Ontario reported 435 new COVID-19 cases on Saturday, with the province having processed 43,238 tests on Friday, a new record for a single day.
The majority of newly confirmed infections of the novel coronavirus are concentrated in three public health units, namely Toronto, Peel Region and Ottawa. These areas have 131, 110 and 45 additional cases, respectively, as of Saturday's provincial update.
Meanwhile, 64 per cent of Saturday's cases are among people under the age of 40, according to Ontario Health Minister Christine Elliott.
The Ontario health ministry reported that 100 people are in hospital with COVID-19. Twenty-eight people are in intensive care units, while 15 are on ventilators.
A total of 2,837 people have died of the virus in the province. No new deaths, however, were reported by the ministry on Saturday.
According to the ministry, Ontario has had a total of 49,340 cumulative cases, with 42,505 marked as resolved.
The new cases come one day after the provincial government announced it is shutting down strip clubs and imposing tighter restrictions on bar and restaurant hours in a bid to curb the spread of COVID-19.
Premier Doug Ford has said the latest restrictions will help reduce transmission in high-risk businesses.
Bars and restaurants are now required to close at midnight, except for takeout and delivery, and must stop serving alcohol by 11 p.m.
Crowd gathers to protest masks in downtown Toronto
A crowd gathered in downtown Toronto on Saturday to take part in a demonstration organized by a group called "Hugs Over Masks Nation."
The demonstration was billed as a "Freedom Rally." Participants walked south on Yonge Street to Yonge-Dundas Square, where many stood close together without masks.
Several held placards, including one that read: "Protect the Vulnerable, Free the Healthy!"
In a series of tweets, Toronto Mayor John Tory said the organizers of these protests are "trying to spread ridiculous and inaccurate information that, if believed, puts people's lives at risk."
Tory said that wearing a mask helps keep everyone safe and reiterates that he trusts the advice given by public health officials.
"I trust the people of Toronto will make the right choice between advice offered by our best medical experts as opposed to baseless propaganda put forward by an eccentric collection of protesters," Tory said.
Toronto police are on the scene to keep the peace, however, were wearing masks.
Some pharmacies now offering COVID-19 testing
Meanwhile, some Ontario pharmacies began offering COVID-19 tests on Friday as the provincial government tries to take pressure off of busy assessment centres.
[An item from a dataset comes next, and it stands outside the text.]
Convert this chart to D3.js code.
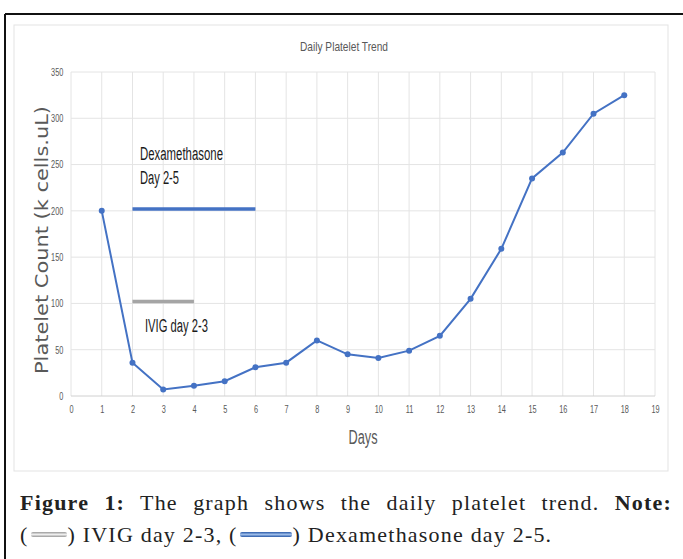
<!DOCTYPE html>
<html>
<head>
<meta charset="utf-8">
<script src="https://cdn.jsdelivr.net/npm/d3@7"></script>
<style>
  body { margin: 0; background: #fff; }
  #chart { position: relative; width: 683px; height: 559px; overflow: hidden; }
  .caption { position: absolute; left: 20px; width: 652px; font-family: "Liberation Serif", "DejaVu Serif", serif; font-size: 22px; letter-spacing: 1.2px; color: #222; white-space: nowrap; }
  .l1 { top: 490px; text-align: justify; text-align-last: justify; white-space: normal; }
  .l2 { top: 522px; }
  .sym { display: inline-block; height: 5px; vertical-align: middle; margin: 0 1px 4px 2px; border-radius: 2px; }
</style>
</head>
<body>
<div id="chart"></div>
<script>
const width = 683
const height = 559

// data
const days = [1, 2, 3, 4, 5, 6, 7, 8, 9, 10, 11, 12, 13, 14, 15, 16, 17, 18]
const platelets = [200, 36, 7, 11, 16, 31, 36, 60, 45, 41, 49, 65, 105, 159, 235, 263, 305, 325]
const xTicks = d3.range(0, 20)
const yTicks = [0, 50, 100, 150, 200, 250, 300, 350]
const dexaDays = [2, 6]
const dexaLevel = 202
const ivigDays = [2, 4]
const ivigLevel = 102

let svg = d3.select("#chart")
            .append("svg")
            .attr("width", width)
            .attr("height", height)

// page border (top + left)
svg.append("line").attr("x1", 5).attr("x2", width).attr("y1", 14).attr("y2", 14)
   .attr("stroke", "#111").attr("stroke-width", 2)
svg.append("line").attr("x1", 5).attr("x2", 5).attr("y1", 14).attr("y2", height)
   .attr("stroke", "#111").attr("stroke-width", 2)

// chart box
svg.append("rect").attr("x", 14).attr("y", 25).attr("width", 654).attr("height", 446)
   .attr("fill", "#fff").attr("stroke", "#e3e3e3")

let x = d3.scaleLinear().domain([0, 19]).range([71, 655])
let y = d3.scaleLinear().domain([0, 350]).range([396, 72])

// grid
let grid = svg.append("g")
grid.selectAll(".vg").data(xTicks).enter().append("line")
    .attr("x1", d => x(d)).attr("x2", d => x(d))
    .attr("y1", y(350)).attr("y2", y(0))
    .attr("stroke", "#e4e4e4")
grid.selectAll(".hg").data(yTicks).enter().append("line")
    .attr("x1", x(0)).attr("x2", x(19))
    .attr("y1", d => y(d)).attr("y2", d => y(d))
    .attr("stroke", d => d === 0 ? "#d0d0d0" : "#e4e4e4")

// axes (labels only), squeezed like the original image
let sans = "'Liberation Sans', Arial, sans-serif"
svg.append("g").attr("transform", "translate(0," + y(0) + ")")
    .call(d3.axisBottom(x).tickValues(xTicks).tickSize(0).tickPadding(10))
svg.append("g").attr("transform", "translate(" + x(0) + ",0)")
    .call(d3.axisLeft(y).tickValues(yTicks).tickSize(0).tickPadding(11))
svg.selectAll(".domain").remove()
svg.selectAll(".tick text")
   .attr("font-family", sans)
   .attr("font-size", 10.5)
   .attr("fill", "#595959")
   .attr("transform", "scale(0.7,1)")

function label(tx, ty, txt, size, len, color, anchor) {
  return svg.append("text").attr("x", tx).attr("y", ty)
    .attr("text-anchor", anchor || "start")
    .attr("font-family", sans).attr("font-size", size)
    .attr("fill", color)
    .attr("textLength", len).attr("lengthAdjust", "spacingAndGlyphs")
    .text(txt)
}

label(344, 51, "Daily Platelet Trend", 13, 88, "#595959", "middle")
label(363, 444, "Days", 20, 29, "#595959", "middle")

svg.append("text")
   .attr("transform", "translate(48,240) rotate(-90)")
   .attr("text-anchor", "middle")
   .attr("font-family", "'DejaVu Sans', Verdana, sans-serif").attr("font-size", 17.5)
   .attr("fill", "#595959")
   .attr("textLength", 268).attr("lengthAdjust", "spacingAndGlyphs")
   .text("Platelet Count (k cells.uL)")

// treatment bars
svg.append("line").attr("x1", x(dexaDays[0])).attr("x2", x(dexaDays[1]))
   .attr("y1", y(dexaLevel)).attr("y2", y(dexaLevel))
   .attr("stroke", "#4472C4").attr("stroke-width", 3.5)
svg.append("line").attr("x1", x(ivigDays[0])).attr("x2", x(ivigDays[1]))
   .attr("y1", y(ivigLevel)).attr("y2", y(ivigLevel))
   .attr("stroke", "#a5a5a5").attr("stroke-width", 3.5)

label(140, 160, "Dexamethasone", 18, 83, "#1a1a1a")
label(140, 184, "Day 2-5", 18, 39, "#1a1a1a")
label(145, 332, "IVIG day 2-3", 18, 63, "#1a1a1a")

// platelet line
let line = d3.line().x(d => x(d[0])).y(d => y(d[1]))
let pts = days.map((d, i) => [d, platelets[i]])
svg.append("path").datum(pts).attr("d", line)
   .attr("fill", "none").attr("stroke", "#4472C4").attr("stroke-width", 2)
svg.selectAll(".pt").data(pts).enter().append("circle")
   .attr("cx", d => x(d[0])).attr("cy", d => y(d[1])).attr("r", 3)
   .attr("fill", "#4472C4")

// caption
let chart = d3.select("#chart")
chart.append("div").attr("class", "caption l1")
     .html("<b>Figure 1:</b> The graph shows the daily platelet trend. <b>Note:</b>")
chart.append("div").attr("class", "caption l2")
     .html("(<span class='sym' style='width:36px;background:linear-gradient(#999,#eee,#999)'></span>) IVIG day 2-3, (<span class='sym' style='width:52px;background:linear-gradient(#2a5aa8,#9bbbe8,#2a5aa8)'></span>) Dexamethasone day 2-5.")
</script>
</body>
</html>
That change come as the province shifts its testing strategy to focus more on symptomatic people.
According to the ministry, people can get tested by appointment only at up to 60 pharmacies if they have no symptoms and are workers or residents of high-risk settings, such as long-term care homes, homeless shelters and other congregate settings.
Visitors to long-term care homes can also get tested at pharmacies.
The ministry said testing at pharmacies is available as well to people identified as part of a targeted testing campaign as directed by the health ministry and long-term care ministry, or by local public health.
Participating pharmacies can be located in the online Ontario assessment centre location finder.
Pharmacies need infection control measures in place
Alexandra Hilkene, spokesperson for the Ontario health ministry, said pharmacies will be required to have proper infection control procedures and tools in place to protect patients and staff.
"In compliance with public health guidance pharmacies must ensure that there is sufficient space that is dedicated to specimen collection. This space should be designed to minimize contact between the specimen collection area and the rest of the commercial area through the use of plexiglass barriers or other physical barriers/markers," she said.
"When visiting a pharmacy, Ontarians should adhere to public health measures, including wearing a face covering, frequent hand washing and maintaining physical distance from those outside your household or social circle."
The ministry says people who have symptoms of COVID-19 must visit an assessment centre for testing.
All of this means, however, that some people with no symptoms who are simply seeking reassurance that they don't have the virus will not be able to access testing at pharmacies.
Dr. Peter Lin, a Toronto-based family physician, said he thinks testing at pharmacies will enable the province to lower its backlog of tests waiting to be processed, which currently sits at 68,040.
"People that don't fit into those [higher risk] categories, if they go for testing, they're just taking up the capacity and their tests will come back as negative," he told CBC News on Saturday.
"That's not a good way to use our resources."